Friday, October 30, 2009

UN guard killed in Afghanistan hailed as hero

MIAMI — A United Nations security guard from Miami who died fighting Taliban attackers at a hotel in Afghanistan is being hailed as a hero by top U.N. staff for the lives he and another guard helped save.

Louis Maxwell, 27, and the other U.N. guard, Laurance Mefful of Ghana, held off the attackers for at least an hour, U.N. Secretary-General Ban Ki-moon said Friday.

"They fought through the corridors of the building and from the rooftop," Ban told the U.N. General Assembly. "They held off the attackers long enough for their colleagues to escape, armed only with pistols against assailants carrying automatic weapons and grenades and wearing suicide vests."
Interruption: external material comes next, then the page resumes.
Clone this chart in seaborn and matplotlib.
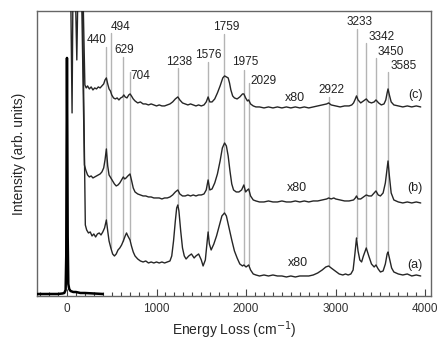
import matplotlib
matplotlib.use("Agg")
import matplotlib.pyplot as plt
import seaborn as sns
import pandas as pd
from matplotlib.ticker import MultipleLocator

# ---------------- data ----------------
elastic_x = [-330, -200, -100, -50, -30, -15, -8, -4, 0, 4, 8, 15, 25, 40, 70, 100, 150, 200, 300, 400]
elastic_y = [2, 2, 2, 2.5, 3, 6, 40, 150, 238, 160, 60, 12, 7, 5, 4, 4, 3, 3, 2.5, 2]

trace_c_x = [90, 110, 125, 175, 200, 215, 230, 250, 270, 290, 310, 330, 350, 370, 390, 410, 425, 440,
             455, 470, 485, 500, 520, 540, 560, 580, 600, 620, 635, 650, 670, 690, 705, 720, 740, 760,
             790, 820, 850, 880, 910, 940, 970, 1000, 1030, 1060, 1090, 1120, 1150, 1180, 1210, 1238,
             1260, 1290, 1320, 1350, 1380, 1410, 1440, 1470, 1500, 1530, 1555, 1576, 1595, 1620, 1650,
             1680, 1710, 1740, 1760, 1780, 1800, 1815, 1830, 1850, 1870, 1900, 1930, 1960, 1975, 1995,
             2015, 2029, 2050, 2080, 2110, 2150, 2200, 2250, 2300, 2350, 2400, 2450, 2500, 2550, 2600,
             2650, 2700, 2750, 2800, 2850, 2900, 2922, 2950, 3000, 3050, 3100, 3150, 3180, 3200, 3220,
             3233, 3250, 3280, 3310, 3342, 3370, 3400, 3430, 3450, 3480, 3510, 3540, 3560, 3575, 3585,
             3600, 3620, 3650, 3700, 3750, 3800, 3850, 3900, 3950]
trace_c_y = [320, 236, 320, 320, 211, 208, 210, 207, 209, 206, 208, 207, 209, 208, 210, 212, 216, 218,
             212, 207, 205, 201, 198, 197, 198, 196, 198, 199, 201, 199, 198, 201, 202, 200, 197, 195,
             193, 194, 192, 192, 191, 192, 191, 190, 191, 190, 190, 191, 192, 194, 197, 199,
             196, 193, 192, 191, 192, 191, 190, 191, 190, 191, 194, 199, 194, 194, 197,
             203, 210, 218, 220, 219, 218, 213, 206, 200, 198, 197, 199, 202, 202, 198,
             195, 196, 192, 190, 189, 189, 188, 189, 188, 189, 188, 189, 188, 189, 188,
             189, 188, 189, 190, 191, 192, 193, 191, 190, 189, 190, 190, 191, 193, 197,
             200, 196, 193, 195, 197, 194, 193, 194, 196, 193, 191, 192, 196, 203, 207,
             201, 194, 191, 190, 189, 190, 189, 190, 189]

trace_b_x = [20, 40, 57, 68, 160, 195, 210, 230, 250, 270, 290, 310, 330, 350, 370, 390, 410, 425, 440,
             455, 470, 490, 510, 530, 550, 570, 590, 610, 629, 645, 660, 680, 704, 720, 740, 760, 790,
             820, 850, 880, 910, 940, 970, 1000, 1030, 1060, 1090, 1120, 1150, 1180, 1210, 1238, 1260,
             1290, 1320, 1350, 1380, 1410, 1440, 1470, 1500, 1530, 1555, 1576, 1595, 1620, 1650, 1680,
             1710, 1735, 1760, 1780, 1800, 1820, 1840, 1860, 1890, 1920, 1950, 1975, 1995, 2015, 2029,
             2050, 2080, 2110, 2150, 2200, 2250, 2300, 2350, 2400, 2450, 2500, 2550, 2600, 2650, 2700,
             2750, 2800, 2850, 2900, 2922, 2950, 2980, 3000, 3050, 3100, 3150, 3200, 3220, 3233, 3250,
             3280, 3310, 3342, 3370, 3400, 3430, 3450, 3475, 3500, 3530, 3555, 3575, 3585, 3600, 3620,
             3650, 3700, 3750, 3800, 3850, 3900, 3950]
trace_b_y = [320, 320, 183, 320, 320, 131, 126, 121, 119, 120, 118, 119, 120, 121, 122, 124, 128, 136, 147,
             130, 121, 118, 115, 112, 110, 111, 113, 116, 119, 117, 118, 120, 122, 116, 108, 104, 102,
             101, 100, 100, 99, 99, 98, 98, 98, 97, 98, 98, 99, 101, 104, 106, 102,
             100, 100, 101, 100, 101, 100, 101, 101, 102, 106, 116, 106, 107, 113, 122,
             135, 148, 153, 150, 140, 125, 112, 106, 104, 104, 106, 111, 104, 106, 107,
             100, 96, 95, 94, 94, 95, 94, 94, 95, 94, 94, 95, 94, 95, 94,
             95, 95, 96, 97, 98, 97, 98, 97, 96, 95, 95, 96, 98, 100, 97,
             97, 99, 101, 100, 100, 103, 105, 101, 100, 103, 113, 128, 135, 120, 103,
             96, 94, 93, 94, 93, 94, 93]

trace_a_x = [15, 170, 205, 220, 240, 260, 280, 300, 320, 340, 360, 380, 400, 420, 440, 455, 470, 490,
             510, 530, 550, 570, 590, 610, 629, 650, 665, 680, 704, 720, 740, 760, 790, 820, 850, 880,
             910, 940, 970, 1000, 1030, 1060, 1090, 1120, 1150, 1170, 1190, 1210, 1225, 1238, 1250,
             1270, 1290, 1310, 1330, 1360, 1390, 1420, 1440, 1470, 1500, 1520, 1545, 1560, 1576, 1590,
             1610, 1640, 1670, 1700, 1730, 1759, 1780, 1810, 1840, 1870, 1900, 1930, 1960, 1975, 2000,
             2029, 2050, 2080, 2110, 2150, 2200, 2250, 2300, 2350, 2400, 2450, 2500, 2550, 2600, 2650,
             2700, 2750, 2800, 2850, 2890, 2922, 2950, 2980, 3010, 3040, 3080, 3110, 3140, 3170, 3195,
             3215, 3233, 3250, 3270, 3290, 3310, 3342, 3370, 3400, 3430, 3450, 3475, 3500, 3530, 3555,
             3575, 3585, 3600, 3625, 3650, 3700, 3750, 3800, 3850, 3900, 3950]
trace_a_y = [320, 320, 71, 66, 63, 64, 60, 62, 59, 62, 63, 61, 64, 68, 76, 65, 55, 48,
             42, 40, 42, 46, 48, 51, 55, 60, 63, 60, 56, 50, 44, 40, 37, 35, 34, 35,
             33, 34, 33, 34, 33, 34, 33, 34, 35, 40, 55, 75, 88, 91, 85,
             65, 48, 40, 37, 40, 42, 38, 40, 42, 36, 30, 36, 50, 64, 52,
             46, 52, 60, 70, 80, 83, 80, 68, 56, 45, 38, 32, 30, 31, 29,
             31, 26, 22, 21, 20, 21, 20, 21, 20, 20, 19, 20, 19, 20, 20,
             20, 21, 23, 26, 29, 30, 28, 26, 24, 22, 21, 22, 21, 22, 26,
             42, 58, 45, 36, 34, 40, 48, 40, 32, 29, 31, 27, 24, 25, 32,
             42, 44, 38, 28, 24, 22, 21, 22, 20, 21, 20]

peak_labels = ["440", "494", "629", "704", "1238", "1576", "1759", "1975", "2029",
               "2922", "3233", "3342", "3450", "3585"]
peak_pos = [440, 494, 629, 704, 1238, 1576, 1759, 1975, 2029, 2922, 3233, 3342, 3450, 3585]
line_top = [249, 263, 239, 224, 228, 234, 262, 226, 213, 199, 267, 253, 238, 224]
line_bottom = [76, 48, 55, 56, 91, 64, 83, 31, 31, 30, 58, 48, 31, 44]
label_x = [335, 603, 637, 816, 1251, 1575, 1777, 1989, 2190, 2950, 3263, 3508, 3620, 3765]
label_y = [256, 269, 246, 220, 234, 241, 269, 234, 215, 206, 274, 259, 244, 230]

scale_text = ["x80", "x80", "x80"]
scale_x = [2550, 2570, 2580]
scale_y = [198, 108, 33]
trace_names = ["(c)", "(b)", "(a)"]
name_x = [3890, 3890, 3890]
name_y = [201, 108, 31]

# ---------------- plot ----------------
sns.set_style("white")
plt.rcParams['font.family'] = ['Liberation Sans', 'DejaVu Sans']

fig = plt.figure(figsize=(4.4, 3.41), dpi=100)
ax = fig.add_axes([0.084, 0.132, 0.896, 0.836])

# guide lines
for px, t, b in zip(peak_pos, line_top, line_bottom):
    ax.plot([px, px], [b, t], color="#b4b4b4", lw=1.0, zorder=1)

trace_col = "#262626"
for xs, ys in [(trace_a_x, trace_a_y), (trace_b_x, trace_b_y), (trace_c_x, trace_c_y)]:
    df = pd.DataFrame({"x": xs, "y": ys})
    sns.lineplot(data=df, x="x", y="y", ax=ax, color=trace_col, lw=1.0, sort=False,
                 estimator=None, zorder=3)

dfe = pd.DataFrame({"x": elastic_x, "y": elastic_y})
sns.lineplot(data=dfe, x="x", y="y", ax=ax, color="black", lw=1.8, sort=False,
             estimator=None, zorder=4)

for t, x, y in zip(peak_labels, label_x, label_y):
    ax.text(x, y, t, ha="center", va="center", fontsize=8.5, color="#222222")
for t, x, y in zip(scale_text, scale_x, scale_y):
    ax.text(x, y, t, ha="center", va="center", fontsize=9, color="#222222")
for t, x, y in zip(trace_names, name_x, name_y):
    ax.text(x, y, t, ha="center", va="center", fontsize=9, color="#222222")

ax.set_xlim(-335, 4067)
ax.set_ylim(0, 285)
ax.xaxis.set_major_locator(MultipleLocator(1000))
ax.xaxis.set_minor_locator(MultipleLocator(100))
ax.tick_params(axis="x", which="major", direction="in", length=5, width=0.8,
               color="#444444", labelsize=8.5, pad=5, bottom=True, labelcolor="#333333")
ax.tick_params(axis="x", which="minor", direction="in", length=3, width=0.8,
               color="#444444", bottom=True)
ax.set_yticks([])
for s in ax.spines.values():
    s.set_color("#666666")
    s.set_linewidth(1.0)

ax.set_xlabel("Energy Loss (cm$^{-1}$)", fontsize=10, labelpad=3)
ax.set_ylabel("Intensity (arb. units)", fontsize=10, labelpad=8)

fig.savefig("out.png", dpi=100)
Maxwell, a 2000 graduate of Miami Central High School, was the only American to die in the siege that left 11 people dead, including the attackers. Mefful was also killed.

On Friday afternoon, family and friends gathered at Maxwell's parents' home in South Florida. A bright white wreath was hung near the home's door.

Sandra Maxwell, Louis' mother, said her son was an outstanding trumpet player at Miami Central High School — so good that he was offered a full music scholarship to Florida A & M University. But he decided to enlist in the Navy after graduating and became a U.N. security guard in 2007.

"He had a heart, determination and was very conscientious in whatever he did," she said. "He just didn't give up."

That determination showed during his final hours, she said.

"I'm told from U.N. top officials that because of my son, 17 people are alive," she said, crying. "He was brave. He fought until he couldn't fight anymore.

"He paid the ultimate price. He was a hero."

The mother spoke with her son for the last time on Sunday.

"I said, 'I love you, be careful,'" she recalled.

"And he said, 'you know I will.' "

Funeral services in Miami have not been set.